═══ INFORMATION SUPPLIED

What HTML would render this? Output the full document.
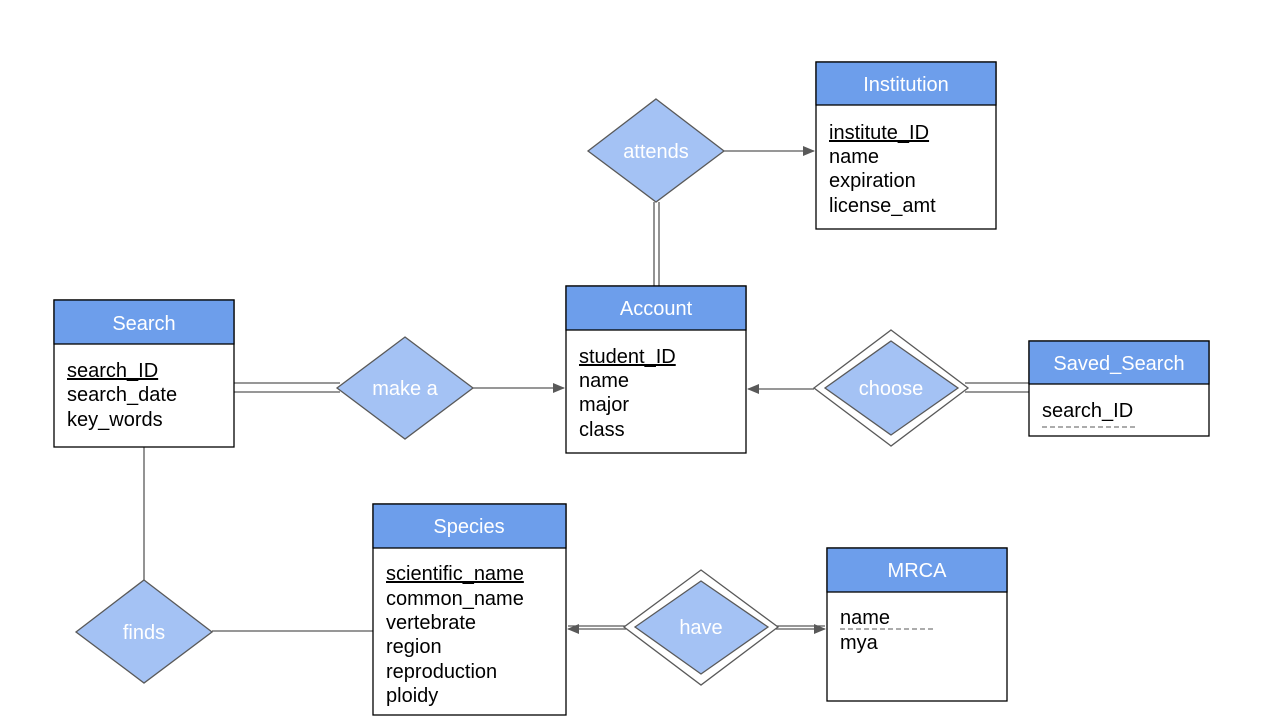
<!DOCTYPE html>
<html><head><meta charset="utf-8"><style>
html,body{margin:0;padding:0;background:#fff;}
svg{display:block;}
text{font-family:"Liberation Sans",sans-serif;}
.h{fill:#fff;font-size:20px;text-anchor:middle;}
.a{fill:#000;font-size:20px;}
.d{fill:#a4c2f4;stroke:#595959;stroke-width:1.3;}
.o{fill:#fff;stroke:#595959;stroke-width:1.3;}
.l{stroke:#595959;stroke-width:1.3;fill:none;}
</style></head><body>
<svg width="1273" height="727" viewBox="0 0 1273 727" xmlns="http://www.w3.org/2000/svg">
<defs><marker id="ar" markerWidth="12" markerHeight="10" refX="11" refY="5" orient="auto" markerUnits="userSpaceOnUse"><path d="M0,0 L12,5 L0,10 z" fill="#595959"/></marker></defs>
<line class="l" x1="724" y1="151" x2="814" y2="151" marker-end="url(#ar)"/>
<line class="l" x1="654" y1="202" x2="654" y2="286"/><line class="l" x1="659" y1="202" x2="659" y2="286"/>
<line class="l" x1="234" y1="383" x2="340" y2="383"/><line class="l" x1="234" y1="392" x2="340" y2="392"/>
<line class="l" x1="473" y1="388" x2="564" y2="388" marker-end="url(#ar)"/>
<line class="l" x1="814" y1="389" x2="748" y2="389" marker-end="url(#ar)"/>
<line class="l" x1="965" y1="383" x2="1029" y2="383"/><line class="l" x1="965" y1="392" x2="1029" y2="392"/>
<line class="l" x1="144" y1="447" x2="144" y2="580"/>
<line class="l" x1="212" y1="631" x2="373" y2="631"/>
<line class="l" x1="626" y1="626" x2="568" y2="626"/><line class="l" x1="626" y1="629" x2="568" y2="629" marker-end="url(#ar)"/>
<line class="l" x1="776" y1="626" x2="825" y2="626"/><line class="l" x1="776" y1="629" x2="825" y2="629" marker-end="url(#ar)"/>
<polygon class="d" points="656,99 724,151 656,202 588,151"/><text class="h" x="656" y="158">attends</text>
<polygon class="d" points="405,337 473,388 405,439 337,388"/><text class="h" x="405" y="395">make a</text>
<polygon class="o" points="891,330 968,388 891,446 814,388"/><polygon class="d" points="891,341 958,388 891,435 825,388"/><text class="h" x="891" y="395">choose</text>
<polygon class="d" points="144,580 212,632 144,683 76,632"/><text class="h" x="144" y="639">finds</text>
<polygon class="o" points="701,570 778,627 701,685 624,627"/><polygon class="d" points="701,581 768,627 701,674 635,627"/><text class="h" x="701" y="634">have</text>
<g>
<rect x="816" y="62" width="180" height="167" fill="#fff" stroke="#000" stroke-width="1.3"/>
<rect x="816" y="62" width="180" height="43" fill="#6d9eeb" stroke="#000" stroke-width="1.3"/>
<text class="h" x="906" y="91">Institution</text>
<text class="a" x="829" y="139" text-decoration="underline">institute_ID</text>
<text class="a" x="829" y="163">name</text><text class="a" x="829" y="187">expiration</text><text class="a" x="829" y="212">license_amt</text>
</g>
<g>
<rect x="566" y="286" width="180" height="167" fill="#fff" stroke="#000" stroke-width="1.3"/>
<rect x="566" y="286" width="180" height="44" fill="#6d9eeb" stroke="#000" stroke-width="1.3"/>
<text class="h" x="656" y="315">Account</text>
<text class="a" x="579" y="363" text-decoration="underline">student_ID</text>
<text class="a" x="579" y="387">name</text><text class="a" x="579" y="411">major</text><text class="a" x="579" y="436">class</text>
</g>
<g>
<rect x="54" y="300" width="180" height="147" fill="#fff" stroke="#000" stroke-width="1.3"/>
<rect x="54" y="300" width="180" height="44" fill="#6d9eeb" stroke="#000" stroke-width="1.3"/>
<text class="h" x="144" y="330">Search</text>
<text class="a" x="67" y="377" text-decoration="underline">search_ID</text>
<text class="a" x="67" y="401">search_date</text><text class="a" x="67" y="426">key_words</text>
</g>
<g>
<rect x="1029" y="341" width="180" height="95" fill="#fff" stroke="#000" stroke-width="1.3"/>
<rect x="1029" y="341" width="180" height="43" fill="#6d9eeb" stroke="#000" stroke-width="1.3"/>
<text class="h" x="1119" y="370">Saved_Search</text>
<text class="a" x="1042" y="417">search_ID</text>
<line x1="1042" y1="427" x2="1136" y2="427" stroke="#595959" stroke-width="1" stroke-dasharray="5,3"/>
</g>
<g>
<rect x="373" y="504" width="193" height="211" fill="#fff" stroke="#000" stroke-width="1.3"/>
<rect x="373" y="504" width="193" height="44" fill="#6d9eeb" stroke="#000" stroke-width="1.3"/>
<text class="h" x="469" y="533">Species</text>
<text class="a" x="386" y="580" text-decoration="underline">scientific_name</text>
<text class="a" x="386" y="605">common_name</text><text class="a" x="386" y="629">vertebrate</text><text class="a" x="386" y="653">region</text><text class="a" x="386" y="678">reproduction</text><text class="a" x="386" y="702">ploidy</text>
</g>
<g>
<rect x="827" y="548" width="180" height="153" fill="#fff" stroke="#000" stroke-width="1.3"/>
<rect x="827" y="548" width="180" height="44" fill="#6d9eeb" stroke="#000" stroke-width="1.3"/>
<text class="h" x="917" y="577">MRCA</text>
<text class="a" x="840" y="624">name</text>
<line x1="840" y1="629" x2="934" y2="629" stroke="#595959" stroke-width="1" stroke-dasharray="5,3"/>
<text class="a" x="840" y="649">mya</text>
</g>
</svg>
</body></html>
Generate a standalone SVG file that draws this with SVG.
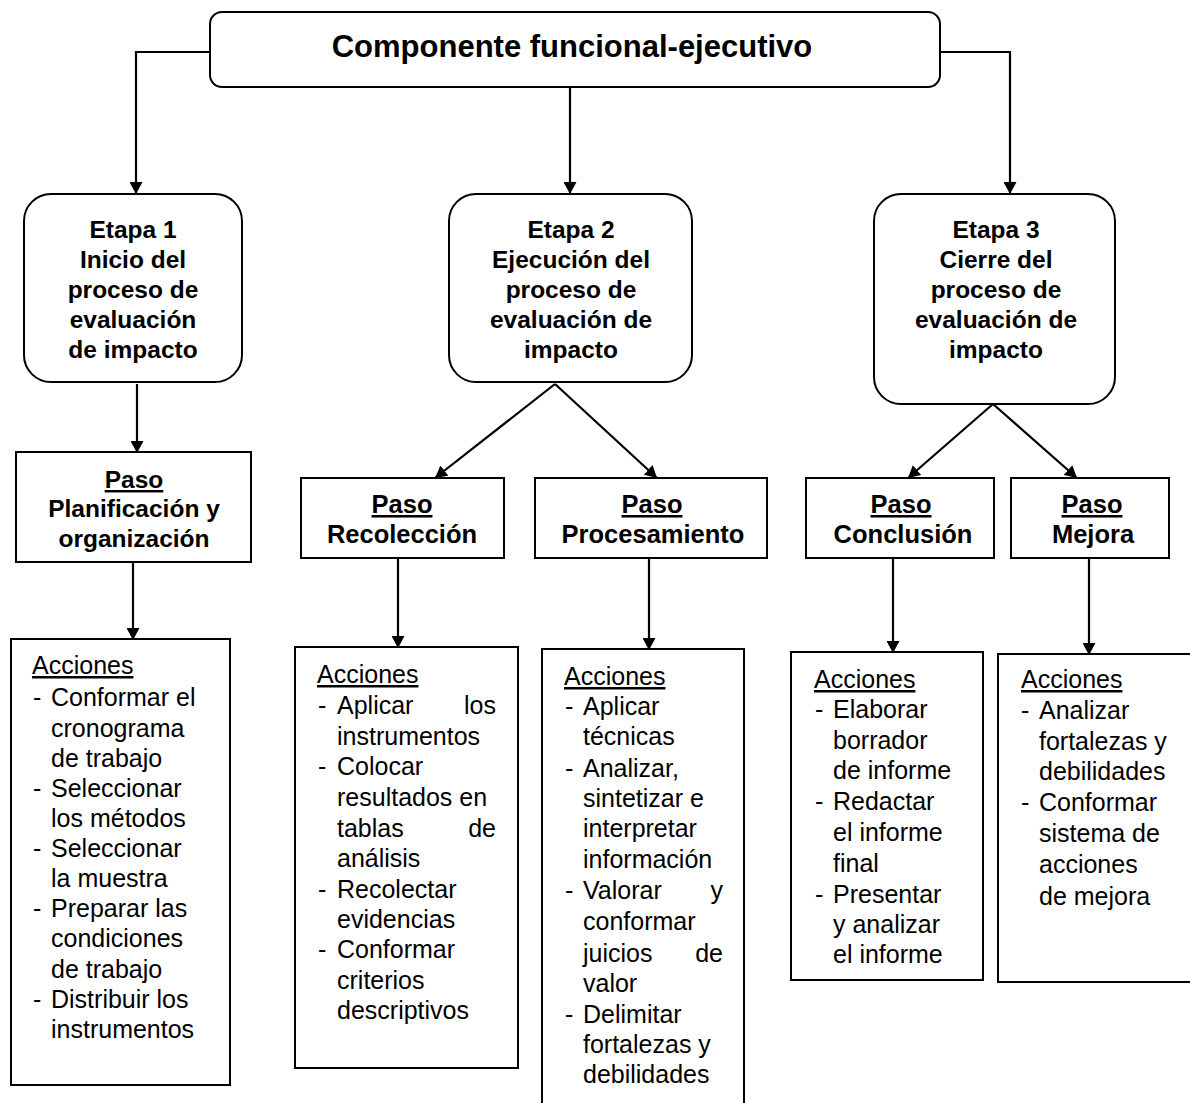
<svg xmlns="http://www.w3.org/2000/svg" width="1190" height="1103" viewBox="0 0 1190 1103">
<style>
text{font-family:"Liberation Sans",Arial,sans-serif;fill:#000}
.b{font-weight:bold;font-size:24.5px;text-anchor:middle}
.p{font-size:25.5px}
.t{font-weight:bold;font-size:31px;text-anchor:middle}
.a{font-size:25px}
.e{font-size:25px;text-anchor:end}
.u{text-decoration:underline}
.box{fill:#fff;stroke:#000;stroke-width:2}
.ln{fill:none;stroke:#000;stroke-width:2.2;marker-end:url(#ah)}
</style>
<defs>
<marker id="ah" markerUnits="userSpaceOnUse" markerWidth="13" markerHeight="13" refX="12" refY="6.5" orient="auto">
<path d="M0,0 L12,6.5 L0,13 z" fill="#000"/>
</marker>
</defs>
<rect width="1190" height="1103" fill="#fff"/>
<g id="top">
<rect class="box" x="210" y="12" width="730" height="75" rx="12"/>
<text class="t" x="572" y="57">Componente funcional-ejecutivo</text>
</g>
<g id="etapa1">
<rect class="box" x="24" y="194" width="218" height="188" rx="27"/>
<text class="b" x="133" y="238">Etapa 1</text>
<text class="b" x="133" y="268">Inicio del</text>
<text class="b" x="133" y="298">proceso de</text>
<text class="b" x="133" y="328">evaluación</text>
<text class="b" x="133" y="358">de impacto</text>
</g>
<g id="etapa2">
<rect class="box" x="449" y="194" width="243" height="188" rx="27"/>
<text class="b" x="571" y="238">Etapa 2</text>
<text class="b" x="571" y="268">Ejecución del</text>
<text class="b" x="571" y="298">proceso de</text>
<text class="b" x="571" y="328">evaluación de</text>
<text class="b" x="571" y="358">impacto</text>
</g>
<g id="etapa3">
<rect class="box" x="874" y="194" width="241" height="210" rx="27"/>
<text class="b" x="996" y="238">Etapa 3</text>
<text class="b" x="996" y="268">Cierre del</text>
<text class="b" x="996" y="298">proceso de</text>
<text class="b" x="996" y="328">evaluación de</text>
<text class="b" x="996" y="358">impacto</text>
</g>
<g id="paso-planificacion">
<rect class="box" x="16" y="452" width="235" height="110"/>
<text class="b" x="134" y="488"><tspan class="u">Paso</tspan></text>
<text class="b" x="134" y="517">Planificación y</text>
<text class="b" x="134" y="547">organización</text>
</g>
<g id="paso-recoleccion">
<rect class="box" x="301" y="478" width="203" height="80"/>
<text class="b p" x="402" y="513"><tspan class="u">Paso</tspan></text>
<text class="b p" x="402" y="543">Recolección</text>
</g>
<g id="paso-procesamiento">
<rect class="box" x="535" y="478" width="232" height="80"/>
<text class="b p" x="652" y="513"><tspan class="u">Paso</tspan></text>
<text class="b p" x="653" y="543">Procesamiento</text>
</g>
<g id="paso-conclusion">
<rect class="box" x="806" y="478" width="188" height="80"/>
<text class="b p" x="901" y="513"><tspan class="u">Paso</tspan></text>
<text class="b p" x="903" y="543">Conclusión</text>
</g>
<g id="paso-mejora">
<rect class="box" x="1011" y="478" width="158" height="80"/>
<text class="b p" x="1092" y="513"><tspan class="u">Paso</tspan></text>
<text class="b p" x="1093" y="543">Mejora</text>
</g>
<g id="acciones1">
<rect class="box" x="11" y="639" width="219" height="446"/>
<text class="a" x="32" y="674"><tspan class="u">Acciones</tspan></text>
<text class="a" x="33" y="706">-</text><text class="a" x="51" y="706">Conformar el</text>
<text class="a" x="51" y="737">cronograma</text>
<text class="a" x="51" y="767">de trabajo</text>
<text class="a" x="33" y="797">-</text><text class="a" x="51" y="797">Seleccionar</text>
<text class="a" x="51" y="827">los métodos</text>
<text class="a" x="33" y="857">-</text><text class="a" x="51" y="857">Seleccionar</text>
<text class="a" x="51" y="887">la muestra</text>
<text class="a" x="33" y="917">-</text><text class="a" x="51" y="917">Preparar las</text>
<text class="a" x="51" y="947">condiciones</text>
<text class="a" x="51" y="978">de trabajo</text>
<text class="a" x="33" y="1008">-</text><text class="a" x="51" y="1008">Distribuir los</text>
<text class="a" x="51" y="1038">instrumentos</text>
</g>
<g id="acciones2">
<rect class="box" x="295" y="647" width="223" height="421"/>
<text class="a" x="317" y="683"><tspan class="u">Acciones</tspan></text>
<text class="a" x="318" y="714">-</text><text class="a" x="337" y="714">Aplicar</text><text class="e" x="496" y="714">los</text>
<text class="a" x="337" y="745">instrumentos</text>
<text class="a" x="318" y="775">-</text><text class="a" x="337" y="775">Colocar</text>
<text class="a" x="337" y="806">resultados en</text>
<text class="a" x="337" y="837">tablas</text><text class="e" x="496" y="837">de</text>
<text class="a" x="337" y="867">análisis</text>
<text class="a" x="318" y="898">-</text><text class="a" x="337" y="898">Recolectar</text>
<text class="a" x="337" y="928">evidencias</text>
<text class="a" x="318" y="958">-</text><text class="a" x="337" y="958">Conformar</text>
<text class="a" x="337" y="989">criterios</text>
<text class="a" x="337" y="1019">descriptivos</text>
</g>
<g id="acciones3">
<rect class="box" x="542" y="649" width="202" height="470"/>
<text class="a" x="564" y="685"><tspan class="u">Acciones</tspan></text>
<text class="a" x="565" y="715">-</text><text class="a" x="583" y="715">Aplicar</text>
<text class="a" x="583" y="745">técnicas</text>
<text class="a" x="565" y="777">-</text><text class="a" x="583" y="777">Analizar,</text>
<text class="a" x="583" y="807">sintetizar e</text>
<text class="a" x="583" y="837">interpretar</text>
<text class="a" x="583" y="868">información</text>
<text class="a" x="565" y="899">-</text><text class="a" x="583" y="899">Valorar</text><text class="e" x="723" y="899">y</text>
<text class="a" x="583" y="930">conformar</text>
<text class="a" x="583" y="962">juicios</text><text class="e" x="723" y="962">de</text>
<text class="a" x="583" y="992">valor</text>
<text class="a" x="565" y="1023">-</text><text class="a" x="583" y="1023">Delimitar</text>
<text class="a" x="583" y="1053">fortalezas y</text>
<text class="a" x="583" y="1083">debilidades</text>
</g>
<g id="acciones4">
<rect class="box" x="791" y="652" width="192" height="328"/>
<text class="a" x="814" y="688"><tspan class="u">Acciones</tspan></text>
<text class="a" x="815" y="718">-</text><text class="a" x="833" y="718">Elaborar</text>
<text class="a" x="833" y="749">borrador</text>
<text class="a" x="833" y="779">de informe</text>
<text class="a" x="815" y="810">-</text><text class="a" x="833" y="810">Redactar</text>
<text class="a" x="833" y="841">el informe</text>
<text class="a" x="833" y="872">final</text>
<text class="a" x="815" y="903">-</text><text class="a" x="833" y="903">Presentar</text>
<text class="a" x="833" y="933">y analizar</text>
<text class="a" x="833" y="963">el informe</text>
</g>
<g id="acciones5">
<rect class="box" x="998" y="654" width="200" height="328"/>
<text class="a" x="1021" y="688"><tspan class="u">Acciones</tspan></text>
<text class="a" x="1021" y="719">-</text><text class="a" x="1039" y="719">Analizar</text>
<text class="a" x="1039" y="750">fortalezas y</text>
<text class="a" x="1039" y="780">debilidades</text>
<text class="a" x="1021" y="811">-</text><text class="a" x="1039" y="811">Conformar</text>
<text class="a" x="1039" y="842">sistema de</text>
<text class="a" x="1039" y="873">acciones</text>
<text class="a" x="1039" y="905">de mejora</text>
</g>
<g id="connectors">
<path class="ln" d="M210,52 H136 V194"/>
<path class="ln" d="M570,87 V194"/>
<path class="ln" d="M940,52 H1010 V194"/>
<path class="ln" d="M137,384 V453"/>
<path class="ln" d="M555,384 L435,478"/>
<path class="ln" d="M555,384 L657,478"/>
<path class="ln" d="M993,404 L908,478"/>
<path class="ln" d="M993,404 L1077,478"/>
<path class="ln" d="M133,562 V640"/>
<path class="ln" d="M398,558 V648"/>
<path class="ln" d="M649,558 V650"/>
<path class="ln" d="M893,558 V653"/>
<path class="ln" d="M1089,558 V655"/>
</g>
</svg>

══════

(DIRECTIVE): Select and copy each line from the data that includes the word "this".

(EXERCISE SOLUTION):
What HTML would render this? Output the full document.
Generate a standalone SVG file that draws this with SVG.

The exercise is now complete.